1945 yılında Stalin Zulmünden kaçan 195 Azerbeycan Türkü Boraltan köprüsünü geçerek Türkiyeye sığınıyor. Ancak dönemin şartları ve Sovyet baskısından dolayı Azerbeycanlı Türkler sınır karakolunda bekletiyorlar.
Karakol komutanı hadiseyi ''Ankara''ya bildiriyor. Ancak Sovyet Rusya ile mutakabiliyet anlaşmasından ve dönemin şartlarından dolayı ''Ankara'' sığınmacıların Sovyet Rusya'ya iade edilmesi istiyor.
Karakol komutanı sığınanların Azerbeycan Türkü olduğunu anlatmaya çalışsada ''Ankara'' net ve kesin şekilde bu Türklerin iadesini emrediyor.
Teslim edileceğini anlayan Azerbeycan Türkleri : 'Sizde insaf, merhamet yok mu? Sizde Allah korkusu yok mu? Müslüman Müslüman'a bunu yapar mı, siz Türk değil misiniz? Türk olduğumuz için size sığındık, gölgenize geldik, bizi nasıl teslim edersiniz?' derler.

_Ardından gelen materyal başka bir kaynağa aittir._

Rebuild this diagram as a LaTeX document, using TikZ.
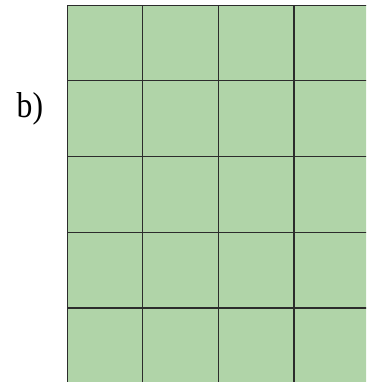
\documentclass[tikz,border=0pt]{standalone}
\usepackage{fontspec}
\setmainfont{Liberation Serif}
\definecolor{cellgreen}{RGB}{176,212,168}
\definecolor{gridgray}{RGB}{44,44,44}
\tikzset{
  cellfill/.style={fill=cellgreen},
  gridline/.style={draw=gridgray,line width=1.4pt},
  tagtext/.style={inner sep=0pt,anchor=base west,font=\fontsize{36}{40}\selectfont,xscale=0.88}
}
\begin{document}
\begin{tikzpicture}[x=1pt,y=1pt]
\useasboundingbox (0,0) rectangle (366,382);
\clip (0,0) rectangle (366,382);
\fill[cellfill] (67.3,-5) rectangle (372,376.7);
\foreach \x in {142.7,218.7,294} \draw[gridline] (\x,-5) -- (\x,376.7);
\foreach \y in {80.7,156.3,232.3,308} \draw[gridline] (67.3,382-\y) -- (372,382-\y);
\draw[gridline] (67.3,-5) |- (372,376.7);
\node[tagtext] (tag) at (16.5,264) {b)};
\end{tikzpicture}
\end{document}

Ancak ''Ankara''nın emri kesin ve nettir. 195 Azerbeycan Türkü tekrar Boraltan köprüsünden geçirilerek Sovyet askerlerine teslim edilir. Ve Sovyet askerleri Hepsini sıraya dizip makineli tüfekle Türk askerlerinin gözü önünde tararlar...
Bu acı ve utanç dolu hadiseden geriye bir ağıdın dizeleri kalıyor.
Boraltan bir köprü, aşar geçer Aras’ı,
Yuğsan Aras suyuyla, çıkmaz yüzün karası.
Düşman bekler karşıda, önüne kattı beni,
Can alınan çarşıda, kardeşim sattı beni.
Dönüp seslendim geri, merhametsiz birine,
Beni siz vursaydınız, şu gavurun yerine.
Boraltan Köprüsü Katliamı meselesi ilk kez 1951 tarihinde Demokrat Parti Tekirdağ milletvekili Şevket Mocan tarafından gündeme getirildi. Çeşitli tartışmalara sebep oldu.
Recep Tayyip Erdoğan, Eylül 2012 tarihinde AKP Genel Merkezi’nde genişletilmiş grup toplantısında
''CHP Zihniyeti'' adı altında konuyu tekrar gündeme taşıdı.
( Reels Videosu olarak paylaştım.)
Konu ile ilgili www.ismetinonu.org.tr siteside bir açıklama yayınladı.
Cüneyt Arkın, Oya Aydoğan, Baki Tamer gibi oyuncuların rol aldığı 1977 yapımı “Güneş Ne Zaman Doğacak” adlı filmde Sovyetlerden Türkiye’ye sığınan mültecilerin hikâyesini konu edinmişti.